Sorry, moms and dads. Scientific studies about the benefits of four-letter words just keep coming. Cursing can reduce stress and increase strength and pain tolerance.
Scientists don’t fully understand the reasons behind these phenomena, but they’re onto some clues. Benjamin Bergen, author of What the F: What Swearing Reveals About Our Language, Our Brains, and Ourselves, talked with Vice about swearing and the reduction of stress.
Benefits from swearing are related to our fight-or-flight response.
“It helps you pick the right thing to do when expressing strong emotion,” Bergen said. By uttering words that are taboo, we’re actually taking a step toward deciding how to handle a situation.
You might be surprised to learn that curse words come from a completely different part of the brain than most language. “Spontaneous emotional speech” originates in the basal ganglia, which is a more primitive part of the brain. All vertebrates have a basal ganglia (which leads us to believe that most animals would curse if they had vocal cords).
Researchers have proven that swearing can also increase strength and pain tolerance.
Richard Stephens of Keele University has conducted extensive studies on the effects of cursing. Two of his more interesting findings are that cursing can make you both stronger and more tolerant of pain.
In the strength study, Stephens had participants complete a test of anaerobic power—once after cursing and once after not cursing. The participants performed better in two measures of strength—one on an exercise bike and one a handgrip test—after they’d been given free rein to curse.
Stephens still does not understand why cursing increases people’s strength. He believes it has something to do with the body’s sympathetic nervous system. However, he could not find significant differences in heart rate or other quantifiable body responses that might have explained the differences in performances.
“So quite why it is that swearing has these effects on strength and pain tolerance remains to be discovered,” Stephens said. “We have yet to understand the power of swearing fully.”
In a separate test, Stephens showed that swearing helps people better tolerate pain.
In this study, Stephens asked participants to plunge their hands in a bucket of ice water. When participants repeated a swear word, they could stand the icy water for longer than when they repeated a neutral word.

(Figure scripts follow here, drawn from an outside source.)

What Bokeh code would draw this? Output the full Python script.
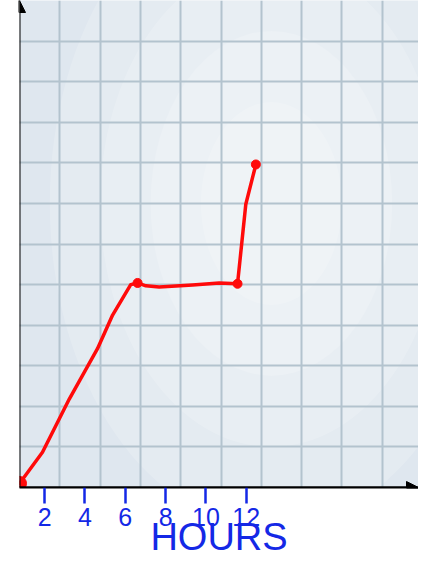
from bokeh.plotting import figure
from bokeh.models import Range1d, LinearAxis, FixedTicker, Arrow, NormalHead, Grid
from bokeh.embed import file_html
from bokeh.resources import INLINE

# hand-drawn red trace (hours, level in grid units)
hours = [0.0, 1.14, 1.97, 2.47, 3.87, 4.62, 5.52, 5.86, 6.27, 6.93, 8.59, 9.91, 10.82, 11.23, 11.73]
level = [0.1, 0.87, 1.69, 2.18, 3.42, 4.25, 5.0, 5.04, 4.97, 4.94, 4.99, 5.04, 5.02, 6.98, 7.96]
marker_hours = [5.86, 10.82, 11.73]
marker_level = [5.04, 5.02, 7.96]
start_hours = [0.0]
start_level = [0.1]

tick_hours = [2, 4, 6, 8, 10, 12]
tick_labels = ["2", "4", "6", "8", "10", "12"]
grid_x = [0, 2, 4, 6, 8, 10, 12, 14, 16, 18]
grid_y = [0, 1, 2, 3, 4, 5, 6, 7, 8, 9, 10, 11, 12]
X_MAX = 19.8
Y_MAX = 12
LABEL_SHIFT = 0.75   # hand-written ticks/labels sit slightly left of the grid lines

BLUE = "#1428e6"
RED = "#ff0a0a"

p = figure(width=418, height=560, x_range=Range1d(0, X_MAX), y_range=Range1d(0, Y_MAX),
           output_backend="svg", toolbar_location=None,
           x_axis_location=None, y_axis_location=None,
           min_border_left=19, min_border_right=0, min_border_top=0, min_border_bottom=0,
           background_fill_color="#dfe7ef", border_fill_color="white", outline_line_color=None)

# soft radial glow of the paper
glow = p.ellipse(x=[12.5] * 4, y=[7.0] * 4, width=[22, 17, 12, 7], height=[16, 12, 8.5, 5],
                 fill_color="white", fill_alpha=0.17, line_color=None)
glow.level = "image"

if len(p.xgrid) == 0:
    p.add_layout(Grid(dimension=0))
if len(p.ygrid) == 0:
    p.add_layout(Grid(dimension=1))
p.xgrid.ticker = FixedTicker(ticks=grid_x)
p.ygrid.ticker = FixedTicker(ticks=grid_y)
for g in (p.xgrid, p.ygrid):
    g.grid_line_color = "#b3c3ce"
    g.grid_line_width = 2

p.extra_x_ranges = {"lab": Range1d(0 + LABEL_SHIFT, X_MAX + LABEL_SHIFT)}
lab = LinearAxis(x_range_name="lab", ticker=FixedTicker(ticks=tick_hours),
                 major_label_overrides={t: s for t, s in zip(tick_hours, tick_labels)},
                 axis_line_color="black", axis_line_width=2,
                 major_tick_line_color=BLUE, major_tick_line_width=2.5,
                 minor_tick_line_color=None,
                 major_tick_in=0, major_tick_out=16, major_label_standoff=4,
                 major_label_text_color=BLUE, major_label_text_font_size="25px",
                 major_label_text_font="Liberation Sans",
                 axis_label="HOURS", axis_label_text_color=BLUE,
                 axis_label_text_font_size="38px", axis_label_text_font="Liberation Sans",
                 axis_label_text_font_style="normal", axis_label_standoff=-13)
p.add_layout(lab, "below")

p.add_layout(Arrow(x_start=0, y_start=0, x_end=X_MAX, y_end=0, line_color="black", line_width=2,
                   end=NormalHead(size=12, fill_color="black", line_color="black")))
p.add_layout(Arrow(x_start=0, y_start=0, x_end=0, y_end=Y_MAX, line_color="black", line_width=2,
                   end=NormalHead(size=12, fill_color="black", line_color="black")))

p.line(hours, level, color=RED, line_width=3.5, line_join="round", line_cap="round")
p.scatter(marker_hours, marker_level, size=9, color=RED)
p.scatter(start_hours, start_level, size=14, color=RED)

open("out.html", "w").write(file_html(p, INLINE))
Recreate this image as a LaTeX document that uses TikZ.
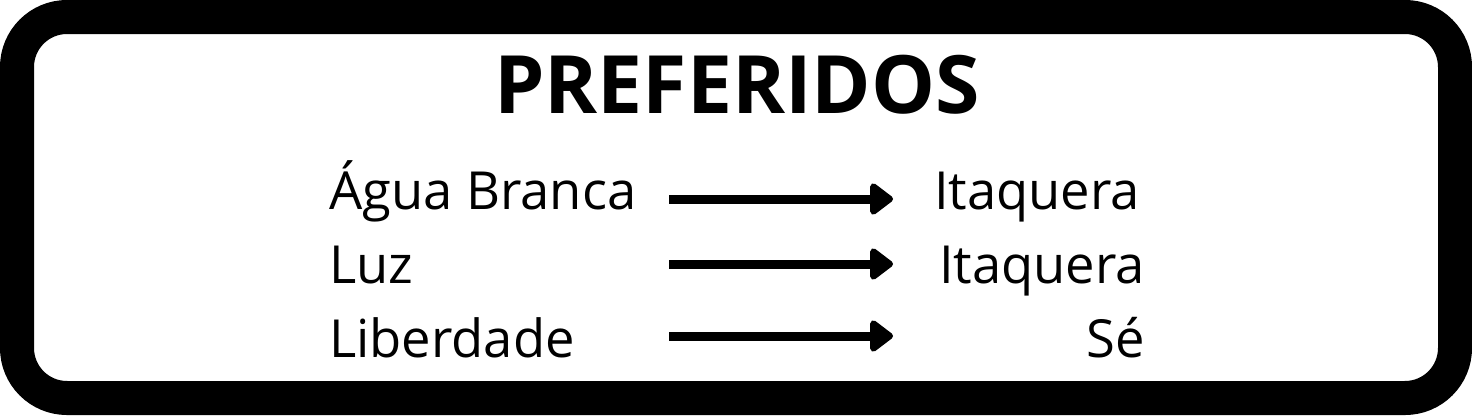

There was one caveat: People who cursed more frequently in their daily lives experienced less of a painkilling effect. “Swearing is a very emotive form of language and our findings suggest that overuse of swear words can water down their emotional effect,” Stephens said.
That tidbit should console parents. If your children claim the right to curse in the name of its health benefits, remind them that they should do it less frequently to get the biggest effect.
Stephens may not understand how cursing unlocks these health benefits, but he plans to continue studying the topic. “We are just scratching the surface of how swearing can influence our emotions and how it can have impact in different situations,” he said.
“Whether swearing has beneficial effects in other contexts is something we would like to explore in the future.”